Posted on October 2nd, 2015 by mschuler in Central Library Renovation, Major Projects
Window installation is underway on the first floor of the Boston Public Library’s Johnson Building in Copley Square, a major construction milestone in the Central Library Renovation. The seven soaring windows on Boylston, Exeter, and Blagden Streets, measure 19 feet high by 55 feet wide, and replace thick window panes that were tinted and obscured by granite screens and landscaping. The new window glass is ultra-clear for maximum transparency and will allow views both into the library and out onto the street that were never possible in the original building design. The addition of these windows will improve the visitor’s first impression to the Central Library, re-energizing the building’s connection to the street, and relaying a more contemporary presence. In addition the window glass is more efficient than the 40 year old windows it replaces.
At the corner of Boylston and Exeter Streets
A window is installed on Exeter Street
Posted on September 12th, 2015 by mschuler in Central Library Renovation, Major Projects
Tags: Central Library renovation, concrete slab demolition
Demolition of the first floor and mezzanine levels of the Central Library’s Johnson building is underway, a significant part of the second phase of the Central Library Renovation. Construction workers are removing the walls on the first floor and portions of the mezzanine level on the Boylston Street side of the Johnson building to create open travel paths and views as part of the building’s interior redesign. This multi-step process involves structural shoring and the use of heavy demolition equipment to chip away at the concrete, rebar, block, and brick. As a result of the construction, library visitors and staff on the second floor may feel vibrations and hear construction-related noises from the floors below. The demolition work is scheduled to be completed by the end of September and is a major project milestone in the second phase of the renovation, slated for completion in Summer 2016. The below diagrams are from William Rawn Associates’ Master Plan presentation, June 2013.

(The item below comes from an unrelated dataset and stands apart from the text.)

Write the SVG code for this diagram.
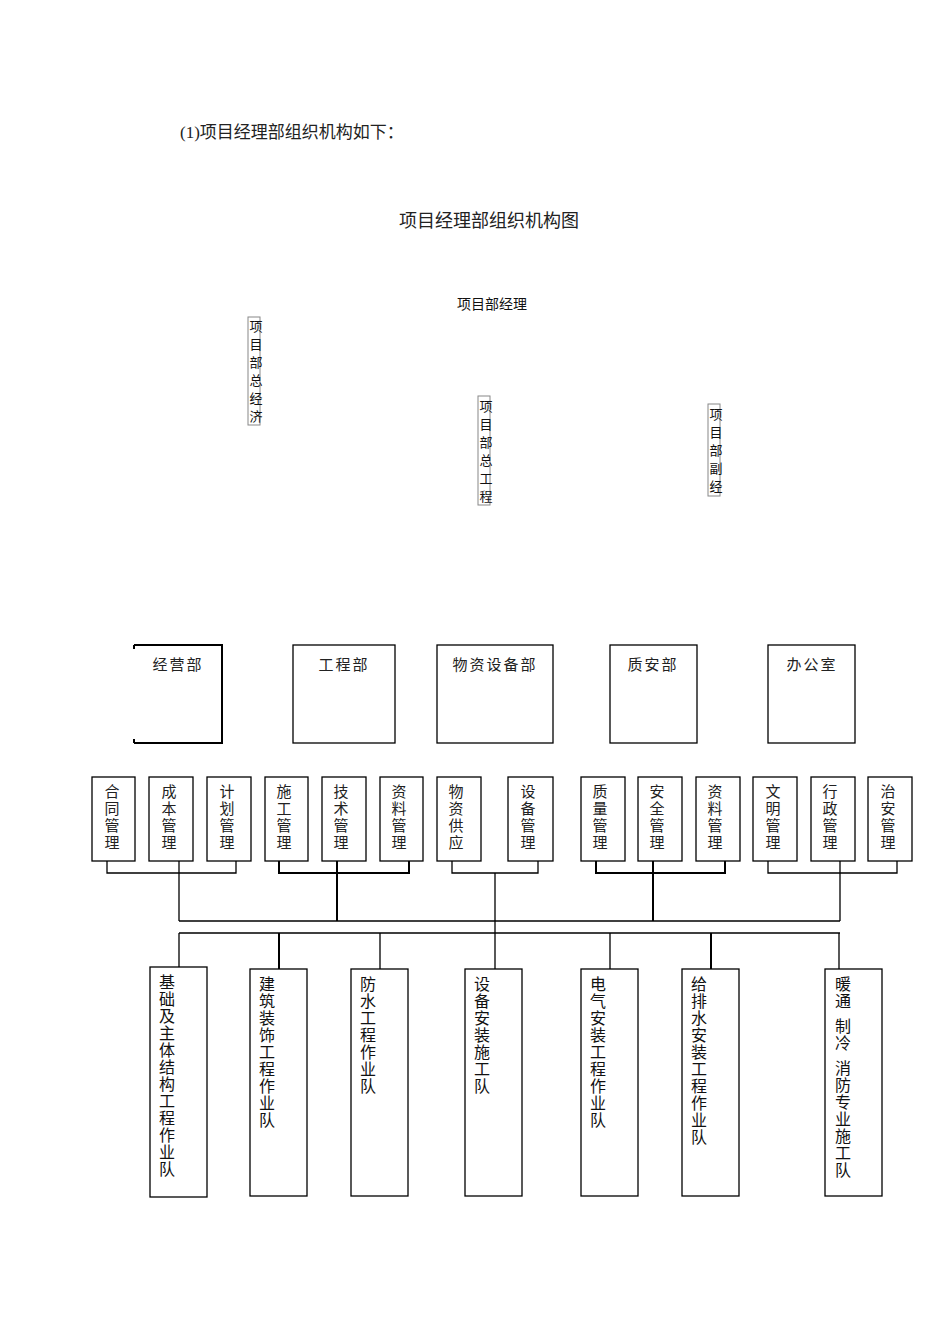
<svg xmlns="http://www.w3.org/2000/svg" width="950" height="1344" viewBox="0 0 950 1344">
<style>
.b{fill:#fff;stroke:#000;stroke-width:1.3}
.t{fill:none;stroke:#888;stroke-width:1}
.l{fill:none;stroke:#000;stroke-width:1.3}
.s{font-family:"Liberation Serif","Noto Sans CJK SC",serif;fill:#222}
.n{font-family:"Noto Sans CJK SC",sans-serif;fill:#111}
.sub{font-family:"Liberation Serif","Noto Sans CJK SC",serif;font-size:15px;fill:#222;text-anchor:middle}
.bot{font-family:"Noto Sans CJK SC",sans-serif;font-size:16px;fill:#111}
.sm{font-family:"Noto Sans CJK SC",sans-serif;font-size:13px;fill:#111;text-anchor:middle}
</style>
<rect width="950" height="1344" fill="#fff"/>
<text class="s" x="180" y="138" font-size="17">(1)项目经理部组织机构如下：</text>
<text class="s" x="489" y="227" font-size="18" text-anchor="middle">项目经理部组织机构图</text>
<text class="n" x="492" y="309" font-size="14" text-anchor="middle">项目部经理</text>

<g id="n-jingji"><rect class="t" x="248" y="317" width="12" height="108"/><text class="sm"><tspan x="256" y="331">项</tspan><tspan x="256" dy="18">目</tspan><tspan x="256" dy="18">部</tspan><tspan x="256" dy="18">总</tspan><tspan x="256" dy="18">经</tspan><tspan x="256" dy="18">济</tspan></text></g>
<g id="n-zonggong"><rect class="t" x="478" y="396" width="12" height="109"/><text class="sm"><tspan x="486" y="411">项</tspan><tspan x="486" dy="18">目</tspan><tspan x="486" dy="18">部</tspan><tspan x="486" dy="18">总</tspan><tspan x="486" dy="18">工</tspan><tspan x="486" dy="18">程</tspan></text></g>
<g id="n-fujingli"><rect class="t" x="708" y="404" width="12" height="92"/><text class="sm"><tspan x="716" y="419">项</tspan><tspan x="716" dy="18">目</tspan><tspan x="716" dy="18">部</tspan><tspan x="716" dy="18">副</tspan><tspan x="716" dy="18">经</tspan></text></g>

<g id="d-jingying"><path d="M134 645H222V743H134" fill="#fff" stroke="#000" stroke-width="2"/><path d="M134 645v4M134 743v-4" stroke="#000" stroke-width="2"/><text class="s" x="178" y="670" font-size="15" text-anchor="middle" letter-spacing="2">经营部</text></g>
<g id="d-gongcheng"><rect class="b" x="293" y="645" width="102" height="98"/><text class="s" x="344" y="670" font-size="15" text-anchor="middle" letter-spacing="2">工程部</text></g>
<g id="d-wuzi"><rect class="b" x="437" y="645" width="116" height="98"/><text class="s" x="495" y="670" font-size="15" text-anchor="middle" letter-spacing="2">物资设备部</text></g>
<g id="d-zhian"><rect class="b" x="610" y="645" width="87" height="98"/><text class="s" x="653" y="670" font-size="15" text-anchor="middle" letter-spacing="2">质安部</text></g>
<g id="d-bangong"><rect class="b" x="768" y="645" width="87" height="98" stroke-width="2"/><text class="s" x="812" y="670" font-size="15" text-anchor="middle" letter-spacing="2">办公室</text></g>

<g id="subs">
<g id="s1"><rect class="b" x="92" y="777" width="43" height="84"/><text class="sub"><tspan x="112" y="797">合</tspan><tspan x="112" dy="17">同</tspan><tspan x="112" dy="17">管</tspan><tspan x="112" dy="17">理</tspan></text></g>
<g id="s2"><rect class="b" x="149" y="777" width="44" height="84"/><text class="sub"><tspan x="169" y="797">成</tspan><tspan x="169" dy="17">本</tspan><tspan x="169" dy="17">管</tspan><tspan x="169" dy="17">理</tspan></text></g>
<g id="s3"><rect class="b" x="207" y="777" width="44" height="84"/><text class="sub"><tspan x="227" y="797">计</tspan><tspan x="227" dy="17">划</tspan><tspan x="227" dy="17">管</tspan><tspan x="227" dy="17">理</tspan></text></g>
<g id="s4"><rect class="b" x="265" y="777" width="43" height="84"/><text class="sub"><tspan x="284" y="797">施</tspan><tspan x="284" dy="17">工</tspan><tspan x="284" dy="17">管</tspan><tspan x="284" dy="17">理</tspan></text></g>
<g id="s5"><rect class="b" x="322" y="777" width="44" height="84"/><text class="sub"><tspan x="341" y="797">技</tspan><tspan x="341" dy="17">术</tspan><tspan x="341" dy="17">管</tspan><tspan x="341" dy="17">理</tspan></text></g>
<g id="s6"><rect class="b" x="380" y="777" width="43" height="84"/><text class="sub"><tspan x="399" y="797">资</tspan><tspan x="399" dy="17">料</tspan><tspan x="399" dy="17">管</tspan><tspan x="399" dy="17">理</tspan></text></g>
<g id="s7"><rect class="b" x="437" y="777" width="44" height="84"/><text class="sub"><tspan x="456" y="797">物</tspan><tspan x="456" dy="17">资</tspan><tspan x="456" dy="17">供</tspan><tspan x="456" dy="17">应</tspan></text></g>
<g id="s8"><rect class="b" x="508" y="777" width="45" height="84"/><text class="sub"><tspan x="528" y="797">设</tspan><tspan x="528" dy="17">备</tspan><tspan x="528" dy="17">管</tspan><tspan x="528" dy="17">理</tspan></text></g>
<g id="s9"><rect class="b" x="581" y="777" width="44" height="84"/><text class="sub"><tspan x="600" y="797">质</tspan><tspan x="600" dy="17">量</tspan><tspan x="600" dy="17">管</tspan><tspan x="600" dy="17">理</tspan></text></g>
<g id="s10"><rect class="b" x="638" y="777" width="44" height="84"/><text class="sub"><tspan x="657" y="797">安</tspan><tspan x="657" dy="17">全</tspan><tspan x="657" dy="17">管</tspan><tspan x="657" dy="17">理</tspan></text></g>
<g id="s11"><rect class="b" x="696" y="777" width="44" height="84"/><text class="sub"><tspan x="715" y="797">资</tspan><tspan x="715" dy="17">料</tspan><tspan x="715" dy="17">管</tspan><tspan x="715" dy="17">理</tspan></text></g>
<g id="s12"><rect class="b" x="753" y="777" width="44" height="84"/><text class="sub"><tspan x="773" y="797">文</tspan><tspan x="773" dy="17">明</tspan><tspan x="773" dy="17">管</tspan><tspan x="773" dy="17">理</tspan></text></g>
<g id="s13"><rect class="b" x="811" y="777" width="44" height="84"/><text class="sub"><tspan x="830" y="797">行</tspan><tspan x="830" dy="17">政</tspan><tspan x="830" dy="17">管</tspan><tspan x="830" dy="17">理</tspan></text></g>
<g id="s14"><rect class="b" x="868" y="777" width="44" height="84"/><text class="sub"><tspan x="888" y="797">治</tspan><tspan x="888" dy="17">安</tspan><tspan x="888" dy="17">管</tspan><tspan x="888" dy="17">理</tspan></text></g>
</g>

<g id="teams">
<g id="t1"><rect class="b" x="150" y="967" width="57" height="230"/><text class="bot"><tspan x="159" y="988">基</tspan><tspan x="159" dy="17">础</tspan><tspan x="159" dy="17">及</tspan><tspan x="159" dy="17">主</tspan><tspan x="159" dy="17">体</tspan><tspan x="159" dy="17">结</tspan><tspan x="159" dy="17">构</tspan><tspan x="159" dy="17">工</tspan><tspan x="159" dy="17">程</tspan><tspan x="159" dy="17">作</tspan><tspan x="159" dy="17">业</tspan><tspan x="159" dy="17">队</tspan></text></g>
<g id="t2"><rect class="b" x="250" y="969" width="57" height="227"/><text class="bot"><tspan x="259" y="990">建</tspan><tspan x="259" dy="17">筑</tspan><tspan x="259" dy="17">装</tspan><tspan x="259" dy="17">饰</tspan><tspan x="259" dy="17">工</tspan><tspan x="259" dy="17">程</tspan><tspan x="259" dy="17">作</tspan><tspan x="259" dy="17">业</tspan><tspan x="259" dy="17">队</tspan></text></g>
<g id="t3"><rect class="b" x="351" y="969" width="57" height="227"/><text class="bot"><tspan x="360" y="990">防</tspan><tspan x="360" dy="17">水</tspan><tspan x="360" dy="17">工</tspan><tspan x="360" dy="17">程</tspan><tspan x="360" dy="17">作</tspan><tspan x="360" dy="17">业</tspan><tspan x="360" dy="17">队</tspan></text></g>
<g id="t4"><rect class="b" x="465" y="969" width="57" height="227"/><text class="bot"><tspan x="474" y="990">设</tspan><tspan x="474" dy="17">备</tspan><tspan x="474" dy="17">安</tspan><tspan x="474" dy="17">装</tspan><tspan x="474" dy="17">施</tspan><tspan x="474" dy="17">工</tspan><tspan x="474" dy="17">队</tspan></text></g>
<g id="t5"><rect class="b" x="581" y="969" width="57" height="227"/><text class="bot"><tspan x="590" y="990">电</tspan><tspan x="590" dy="17">气</tspan><tspan x="590" dy="17">安</tspan><tspan x="590" dy="17">装</tspan><tspan x="590" dy="17">工</tspan><tspan x="590" dy="17">程</tspan><tspan x="590" dy="17">作</tspan><tspan x="590" dy="17">业</tspan><tspan x="590" dy="17">队</tspan></text></g>
<g id="t6"><rect class="b" x="682" y="969" width="57" height="227"/><text class="bot"><tspan x="691" y="990">给</tspan><tspan x="691" dy="17">排</tspan><tspan x="691" dy="17">水</tspan><tspan x="691" dy="17">安</tspan><tspan x="691" dy="17">装</tspan><tspan x="691" dy="17">工</tspan><tspan x="691" dy="17">程</tspan><tspan x="691" dy="17">作</tspan><tspan x="691" dy="17">业</tspan><tspan x="691" dy="17">队</tspan></text></g>
<g id="t7"><rect class="b" x="825" y="969" width="57" height="227"/><text class="bot"><tspan x="835" y="990">暖</tspan><tspan x="835" dy="17">通</tspan><tspan x="835" dy="25">制</tspan><tspan x="835" dy="17">冷</tspan><tspan x="835" dy="25">消</tspan><tspan x="835" dy="17">防</tspan><tspan x="835" dy="17">专</tspan><tspan x="835" dy="17">业</tspan><tspan x="835" dy="17">施</tspan><tspan x="835" dy="17">工</tspan><tspan x="835" dy="17">队</tspan></text></g>
</g>

<g id="connectors" class="l">
<path d="M107 861V873H236V861M179 861V921"/>
<path d="M279 861V873H409V861M337 861V921" stroke-width="2"/>
<path d="M452 861V873H538V861M495 873V969"/>
<path d="M596 861V873H725V861M653 861V921" stroke-width="2"/>
<path d="M768 861V873H897V861M840 861V921"/>
<path d="M179 921H840"/>
<path d="M179 933H840M179 933V967M279 933V969M380 933V969M610 933V969M711 933V969M839 933V969"/>
<path d="M279 933V969M711 933V969" stroke-width="2"/>
</g>
</svg>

Click the images to enlarge
Posted on August 17th, 2015 by admin in Central Library Renovation
The BPL is very mindful of the needs of all of its users, of all ages, students, children, laptop users, researchers, and those who are visually impaired. The importance of quality illumination is a cornerstone in the Central Library Renovation project. The quantity of lighting in these spaces meets or exceeds library lighting standards and is significantly brighter than the original lighting design. The new design has increased daylight, more overall ambient lighting, and more task lighting at desk areas to satisfy the range of user reading requirements.
By changing the original tinted glass windows to clear glass, natural lighting is increased, adding significant brightness to the perimeter areas. Reading areas have been placed to take advantage of this increase in natural light. In addition, a major reading area lines the edges of the skylit Deferrari Hall. The new interior wall finishes are illuminated to balance contrast and add brightness. The new light fixtures have a higher efficiency to maximize the amount of electric light permitted by the energy code. The result is higher general lighting throughout. In addition, a generous number of task lights have been installed specifically to address the needs of users who require higher localized lighting.
Other important factors that contribute to the quality of illumination include glare control and the color rendering of the light sources. The new light fixtures provide much greater glare control, which improves visual comfort, making the reading areas a more pleasant environment. The new light sources have improved color rendering so that colors appear more true to users expectations. The overall result is a space that is comfortable, cheerful, and provides a range of study conditions to satisfy the full range of the Boston Public Library’s patrons.